Eager to slow the physical changes of aging? Want to feel as young as you are? Rather than wait until you notice signs of aging, a fitness routine- healthful eating and regular physical activity- can help slow or reverse "biomarkers," or changes, that come with getting older.
- Your muscle mass and strength: Stamina, ease of movement, ability to handle heavy objects, feeling energetic and even physical appearance depend on muscle strength and flexibility. Yet, with age, muscle size and strength decrease naturally; for each decade of adult life, people lose about six to seven pounds of muscle. That rate hastens after age forty-five. Regular physical activity helps you maintain muscle size, strength, and other qualities of youth.
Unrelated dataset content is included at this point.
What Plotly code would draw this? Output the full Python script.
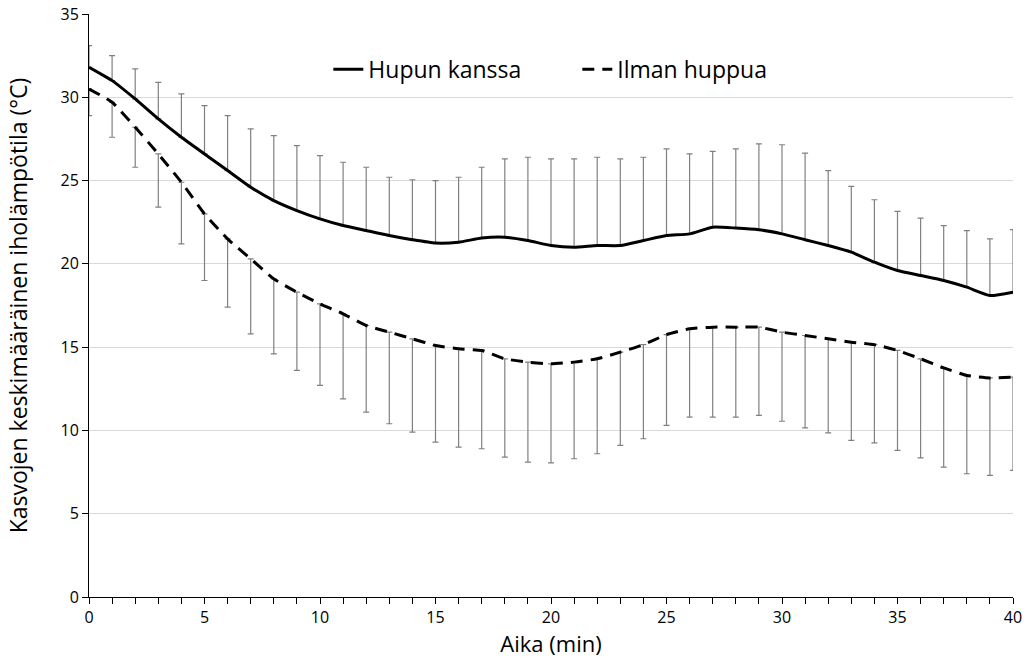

- The rate your body uses energy: The rate your body uses energy declines with age: about 2 percent for every decade. Body composition, along with hormone changes, is part of the reason. You can't fool Mother Nature entirely. But if you're physically active and keep your muscle mass, your body burns energy a little faster; muscle burns more energy than body fat.
- Your percentage of body fat: With age, body fat gradually replaces muscle- even if your eating and activity patterns stay the same. Besides losing that firm, muscular shape of youth, any extra body fat increases your risk for high blood pressure, heart disease, stroke, some cancers, diabetes, arthritis, and breathing problems. "Midriff bulge" is a sure sign that you're probably not twenty-five anymore! The bottom line: try to keep lean.
- Your bone density: Healthy bones let you enjoy physical activity as you age with less risk of fractures. Yet bone loss is a natural part of aging. If you keep your bones strong, you may avoid a "dowager's hump," which often appears with osteoporosis.
- Your cholesterol/HDL levels: Age is one reason why total and LDL cholesterol rise. As a heart-healthy strategy, losing weight, regular physical activity, and smart eating can help bring down your total and your LDL blood cholesterol levels, lower your triglycerides, and raise your "good" HDL blood cholesterol levels.
- Your blood sugar tolerance: With age, blood sugar levels may rise for several reasons. In part, your body may not produce as much insulin with age. Physical activity, along with keeping a healthy weight, can help keep blood sugar levels within normal range and help you avoid type 2 diabetes.
- Your body's "thermostat": Fluids are your body's natural cooling system. As you get older, your sense of thirst may diminish, putting you at greater risk for dehydration. Still, your body needs at least 9 to 121?2 cups of fluid daily from water, juice, milk, other beverages, and food. Physical activity helps your body regulate its internal temperature.
- Your aerobic capacity: With age, your body's ability to use the oxygen you breathe efficiently declines. With continued vigorous physical activity, your body pumps more oxygen to your muscles.
Eating for Healthy Aging
Whether you're over fifty or seventy, you (or an older relative or friend) need the same nutrients- proteins, carbohydrates, fats, vitamins, minerals, and water- but perhaps in slightly different amounts. When health or lifestyles limit food choices, or when meals and medications need careful coordination, consuming enough may be a challenge!
After age fifty, a few nutrients may need special attention: protein, calcium, vitamin D, vitamin C, iron, vitamin A, folate, vitamin B6, vitamin B12, zinc, and water. Among the reasons? Physical changes with aging affect how your body digests food, absorbs its nutrients and excretes wastes. Eating enough fibre-rich foods aids digestion and helps prevent the discomfort of constipation - two problems that may come with aging. To ease this discomfort, the Adequate Intake for total fiber after age fifty is 30 grams for men and 21 grams for women daily.
The challenge for healthy, older adults:
Get about the same amount of nutrients as before, but likely with fewer calories! To do that:
- Make smart choices with plenty of variety from all five food groups to get the nutrients you need- including those of special concern for older adults. Make the most of your discretionary calories with more healthful oils in place of saturated and trans fats.
- Get the most nutrition from your food and beverage choices- and your calories. Pick foods such as fruits, vegetables, whole-grain products, fat-free or low-fat milk and milk products, lean meat, poultry, fish, and eggs. Go nutrient-rich!
- Find a balance between food and physical activity. That includes paying attention to your food and drink portions- and being physically active in ways that match your lifestyle and health.
If you have diabetes, high blood pressure, or other health problems (or if you're at risk for them), your needs may differ.